Spicy Chipotle Chicken
Use shredded rotisserie chicken tossed in chipotle in adobo sauce instead of beef. The smoky chipotle adds depth, and the chicken stays moist, creating a lighter yet equally flavorful filling. Finish with a dollop of avocado crema for a silky contrast.
Breakfast Taco Cupcakes
Replace the cheese with a blend of cheddar and pepper jack, and fold in scrambled eggs and crumbled breakfast sausage into the batter.

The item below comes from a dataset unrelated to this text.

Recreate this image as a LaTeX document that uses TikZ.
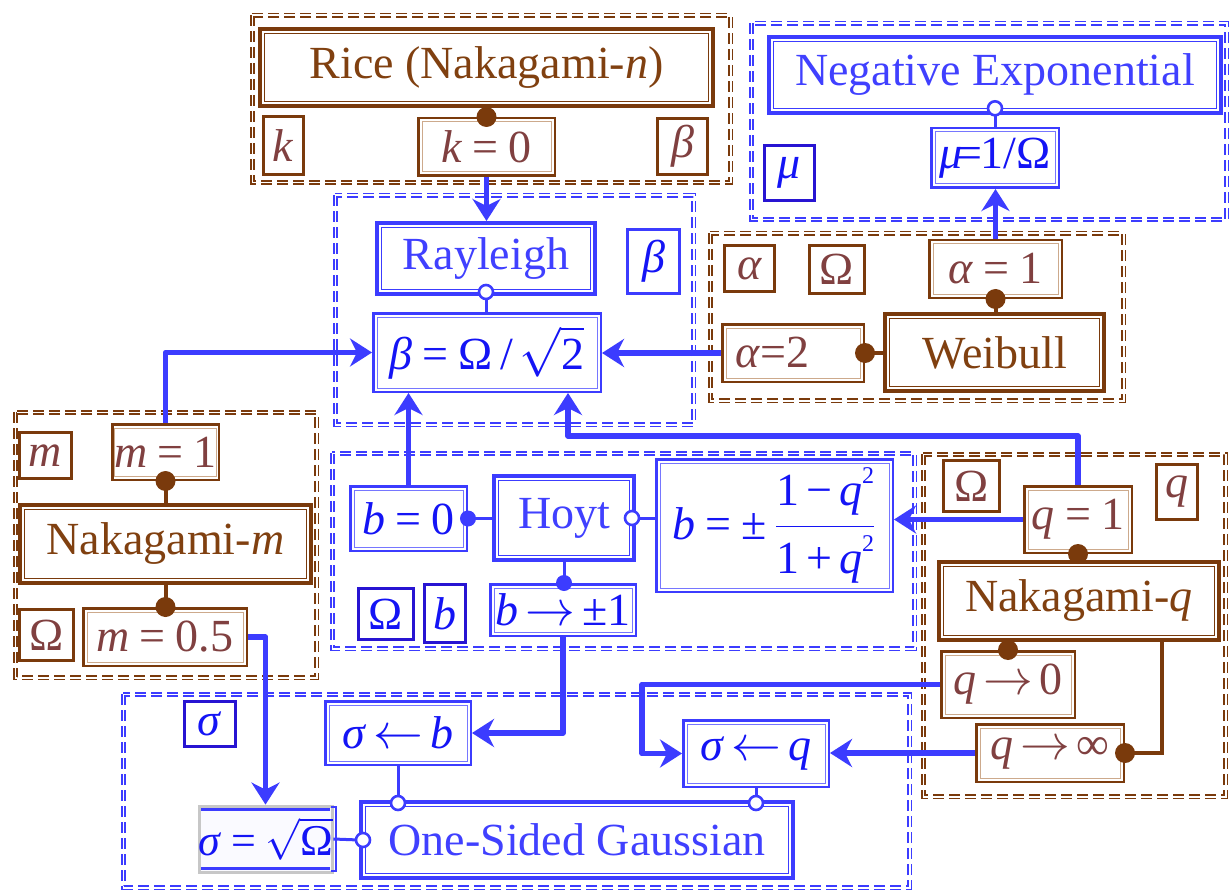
\documentclass[tikz,border=0pt]{standalone}
\usepackage{fontspec}
\setmainfont{Liberation Serif}
\usetikzlibrary{arrows.meta}
\definecolor{brn}{RGB}{122,58,12}
\definecolor{brnt}{RGB}{128,64,16}
\definecolor{brnm}{RGB}{128,64,64}
\definecolor{brnl}{RGB}{205,170,140}
\definecolor{blu}{RGB}{60,60,255}
\definecolor{blut}{RGB}{64,64,255}
\definecolor{blum}{RGB}{20,20,245}
\definecolor{blud}{RGB}{40,20,210}
\newcommand\vi[1]{\textit{#1}}
\newcommand\eqs{\hspace{0.22em}=\hspace{0.22em}}
\newcommand\sps{\hspace{0.15em}}
\newcommand\ra{$\rightarrow$}
\newcommand\la{$\leftarrow$}
\newcommand\sups[1]{\raisebox{11pt}{\fontsize{12}{12}\selectfont #1}}
\newcommand\grp[5]{\draw[grp=#1] (#2+2.4,#3+2.4) rectangle (#4-2.4,#5-2.4);}
\newcommand\tri[7]{%
  \draw[#1o] (#3+2,#4+2) rectangle (#5-2,#6-2);
  \pgfmathsetmacro\bw{(#5-#3-13.4)/2}\pgfmathsetmacro\bh{(#6-#4-13.4)/2}
  \node[#1i, minimum width=\bw pt, minimum height=\bh pt] (#2) at ({(#3+#5)/2},{(#4+#6)/2}) {#7};}
\newcommand\dbl[7]{%
  \draw[#1o] (#3+1.25,#4+1.25) rectangle (#5-1.25,#6-1.25);
  \pgfmathsetmacro\bw{(#5-#3-10)/2}\pgfmathsetmacro\bh{(#6-#4-10)/2}
  \node[#1i, minimum width=\bw pt, minimum height=\bh pt] (#2) at ({(#3+#5)/2},{(#4+#6)/2}) {#7};}
\newcommand\prm[7]{%
  \pgfmathsetmacro\bw{(#5-#3-3)/2}\pgfmathsetmacro\bh{(#6-#4-3)/2}
  \node[#1, minimum width=\bw pt, minimum height=\bh pt] (#2) at ({(#3+#5)/2},{(#4+#6)/2}) {#7};}
\begin{document}
\begin{tikzpicture}[x=0.5pt,y=-0.5pt,
  every node/.style={font=\fontsize{23}{27}\selectfont, inner sep=0pt, align=center},
  grp/.style={draw=#1, double=white, line width=0.75pt, double distance=0.9pt, dash pattern=on 5.5pt off 2.5pt},
  tBo/.style={draw=brn, line width=2pt},
  tBi/.style={draw=brn, line width=0.7pt, text=brnt, outer sep=3.35pt},
  tLo/.style={draw=blu, line width=2pt},
  tLi/.style={draw=blu, line width=0.7pt, text=blut, outer sep=3.35pt},
  dBo/.style={draw=brn, line width=1.25pt},
  dBi/.style={draw=brnl, line width=0.5pt, text=brnm, outer sep=2.5pt},
  dLo/.style={draw=blu, line width=1.25pt},
  dLi/.style={draw=blu!70, line width=0.5pt, text=blum, outer sep=2.5pt},
  pB/.style={draw=brn, line width=1.5pt, text=brnm},
  pL/.style={draw=blu, line width=1.5pt, text=blum},
  pD/.style={draw=blud, line width=1.5pt, text=blum},
  arr/.style={draw=blu, line width=2.8pt, line join=round, -{Stealth[length=11pt,width=14pt,inset=3.5pt]}},
  bcon/.style={draw=brn, line width=2pt},
  lcon/.style={draw=blu, line width=1.5pt},
  bdot/.style={fill=brn},
  ldot/.style={fill=blu},
  ocirc/.style={draw=blu, line width=1.3pt, fill=white},
]
\useasboundingbox (0,0) rectangle (1231,893);
% groups
\grp{brn}{250}{13}{733}{185}
\grp{blu}{749}{21}{1229}{222}
\grp{blu}{333}{193}{696}{427}
\grp{brn}{708}{231}{1126}{403}
\grp{brn}{13}{410}{319}{680}
\grp{blu}{330}{451}{917}{651}
\grp{brn}{921}{452}{1228}{799}
\grp{blu}{121}{692}{912}{890}
% Rice group
\tri{tB}{rice}{258}{27}{715}{108}{Rice (Nakagami-\vi{n})}
\prm{pB}{pk}{262}{115}{305}{176}{\vi{k}}
\dbl{dB}{k0}{417}{117}{556}{177}{\vi{k}\eqs 0}
\prm{pB}{pbeta}{656}{117}{709}{176}{\vi{β}}
% Negative exponential group
\tri{tL}{negexp}{767}{35}{1223}{115}{Negative Exponential}
\prm{pD}{pmu}{763}{144}{816}{202}{\vi{μ}}
\dbl{dL}{mu}{930}{127}{1060}{189}{\vi{μ}\kern-0.12em=\kern-0.05em1/Ω}
% Rayleigh group
\tri{tL}{ray}{375}{221}{597}{296}{Rayleigh}
\prm{pL}{pbeta2}{626}{228}{681}{295}{\vi{β}}
\dbl{dL}{beta}{372}{312}{602}{393}{\vi{β}\eqs Ω\sps/\sps$\sqrt{\hbox{2}}$}
% Weibull group
\prm{pB}{palpha}{723}{244}{776}{293}{\vi{α}}
\prm{pB}{pomega1}{808}{244}{866}{295}{Ω}
\dbl{dB}{a1}{928}{239}{1063}{299}{\vi{α}\eqs 1}
\tri{tB}{weib}{883}{312}{1106}{393}{Weibull}
\dbl{dB}{a2}{721}{323}{865}{383}{\vi{α}=2\hspace{0.9em}}
% Nakagami-m group
\prm{pB}{pm}{18}{431}{73}{480}{\vi{m}}
\dbl{dB}{m1}{111}{423}{220}{481}{\vi{m}\eqs 1}
\tri{tB}{nakm}{18}{503}{313}{585}{Nakagami-\vi{m}}
\prm{pB}{pomega2}{18}{608}{75}{662}{Ω}
\dbl{dB}{m05}{82}{607}{248}{667}{\vi{m}\eqs 0.5}
% Hoyt group
\dbl{dL}{b0}{349}{485}{468}{552}{\vi{b}\eqs 0}
\tri{tL}{hoyt}{492}{474}{636}{562}{Hoyt}
\dbl{dL}{bpm}{655}{458}{894}{593}{\vi{b}\eqs ±\sps$\displaystyle\frac{\hbox{1\sps−\sps\vi{q}\sups{2}}}{\hbox{1\sps+\sps\vi{q}\sups{2}}}$}
\prm{pD}{pomega3}{357}{587}{415}{641}{Ω}
\prm{pD}{pb}{423}{583}{467}{644}{\vi{b}}
\dbl{dL}{bpm1}{489}{583}{637}{637}{\vi{b}\sps\ra\sps±1}
% Nakagami-q group
\prm{pB}{pomega4}{942}{459}{1001}{513}{Ω}
\prm{pB}{pq}{1155}{463}{1199}{521}{\vi{q}}
\dbl{dB}{q1}{1023}{485}{1133}{554}{\vi{q}\eqs 1}
\tri{tB}{nakq}{937}{560}{1221}{642}{Nakagami-\vi{q}}
\dbl{dB}{q0}{940}{650}{1076}{719}{\vi{q}\sps\ra\sps0}
\dbl{dB}{qinf}{975}{723}{1125}{783}{\vi{q}\sps\ra\sps∞}
% One-sided Gaussian group
\prm{pD}{psigma}{183}{700}{237}{748}{\vi{σ}}
\dbl{dL}{sb}{324}{700}{472}{766}{\vi{σ}\sps\la\sps\vi{b}}
\dbl{dL}{sq}{682}{719}{830}{788}{\vi{σ}\sps\la\sps\vi{q}}
\tri{tL}{osg}{359}{800}{795}{880}{One-Sided Gaussian}
\draw[draw=black!22, line width=1.5pt, fill=blue!2] (199,806) rectangle (332,872);
\draw[blu, line width=1.5pt] (201,809) -- (330,809) (201,868) -- (330,868);
\draw[blu, line width=1pt] (331,807) -- (336,807) -- (336,871) -- (331,871);
\node[text=blum, font=\fontsize{22}{26}\selectfont, minimum width=67.5pt, minimum height=34pt] (sO) at (265.5,839) {\vi{σ}\eqs$\sqrt{\hbox{Ω}}$};
% thick blue connectors
\draw[arr] (k0.south) -- (k0.south |- ray.north);
\draw[arr] (a1.north) -- (a1.north |- mu.south);
\draw[arr] (a2.west) -- (a2.west -| beta.east);
\draw[arr] (m1.north) |- (beta.west);
\draw[arr] (b0.north) -- (b0.north |- beta.south);
\coordinate (c6) at (568,436);
\draw[arr] (q1.north) |- (c6) -- (c6 |- beta.south);
\draw[arr] (q1.west) -- (q1.west -| bpm.east);
\draw[arr] (bpm1.south) |- (sb.east);
\draw[arr] (m05.east) -| (sO.north);
\coordinate (c10) at (642,720);
\draw[arr] (q0.west) -| (c10) |- (sq.west);
\draw[arr] (qinf.west) -- (qinf.west -| sq.east);
% brown connectors
\draw[bcon] (rice.south) -- (k0.north);
\fill[bdot] (k0.north) circle (5pt);
\draw[bcon] (a1.south) -- (a1.south |- weib.north);
\fill[bdot] (a1.south) circle (5pt);
\draw[bcon] (a2.east) -- (a2.east -| weib.west);
\fill[bdot] (a2.east) circle (5pt);
\draw[bcon] (m1.south) -- (m1.south |- nakm.north);
\fill[bdot] (m1.south) circle (5pt);
\draw[bcon] (nakm.south) -- (nakm.south |- m05.north);
\fill[bdot] (nakm.south |- m05.north) circle (5pt);
\draw[bcon] (q1.south) -- (q1.south |- nakq.north);
\fill[bdot] (q1.south) circle (5pt);
\draw[bcon] (q0.north) -- (q0.north |- nakq.south);
\fill[bdot] (q0.north) circle (5pt);
\coordinate (cq) at (1162,642);
\draw[bcon] (qinf.east) -| (cq |- nakq.south);
\fill[bdot] (qinf.east) circle (5pt);
% thin blue connectors
\draw[lcon] (negexp.south) -- (negexp.south |- mu.north);
\draw[ocirc] ([yshift=3.35pt]negexp.south) circle (3.5pt);
\draw[lcon] (ray.south) -- (ray.south |- beta.north);
\draw[ocirc] ([yshift=2pt]ray.south) circle (3.5pt);
\draw[lcon] (hoyt.east) -- (hoyt.east -| bpm.west);
\draw[ocirc] ([xshift=-2pt]hoyt.east) circle (3.5pt);
\draw[lcon] (b0.east) -- (b0.east -| hoyt.west);
\fill[ldot] (b0.east) circle (4pt);
\draw[lcon] (hoyt.south) -- (hoyt.south |- bpm1.north);
\fill[ldot] (hoyt.south |- bpm1.north) circle (4pt);
\coordinate (t1) at (sb.south |- osg.north);
\coordinate (t2) at (sq.south |- osg.north);
\draw[lcon] (sb.south) -- (t1);
\draw[lcon] (sq.south) -- (t2);
\draw[ocirc] ([yshift=-1.5pt]t1) circle (3.5pt);
\draw[ocirc] ([yshift=-1.5pt]t2) circle (3.5pt);
\draw[lcon] (sO.east) -- (osg.west);
\draw[ocirc] ([xshift=2pt]osg.west) circle (3.5pt);
\end{tikzpicture}
\end{document}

Top with a spoonful of pico de gallo and a dash of hot sauce for a morning twist that feels like brunch meets taco night.
Cheesy Jalapeño Popper
Incorporate finely diced jalapeños into the batter and mix cream cheese into the topping for a creamy, spicy surprise. The jalapeños provide a gentle heat that builds as you eat, while the cream cheese adds a velvety richness.
Mediterranean Taco Fusion
Swap the taco seasoning for a blend of oregano, garlic powder, and a pinch of cumin, then use ground lamb instead of beef. Top with feta cheese, chopped olives, and a drizzle of tzatziki for a cross‑cultural flavor adventure.
📦 Storage & Reheating Tips
Refrigerator Storage
Allow the cupcakes to cool completely, then transfer them to an airtight container. They will keep fresh for up to three days in the fridge. When you’re ready to serve, reheat them in a 350°F oven for 8‑10 minutes, or microwave for 30 seconds per cupcake for a quick fix.
Freezing Instructions
Wrap each cooled cupcake tightly in plastic wrap, then place them in a freezer‑safe zip‑lock bag. They freeze well for up to two months. To reheat, thaw overnight in the fridge, then bake at 375°F for 12‑15 minutes until heated through and the cheese is bubbly again.
Reheating Methods
The trick to reheating without drying out? A splash of water or broth added to the bottom of the muffin tin, then cover with foil and bake. This creates steam that keeps the interior moist while the cheese re‑crispes. For a crispier top, uncover the foil for the last 3 minutes of heating.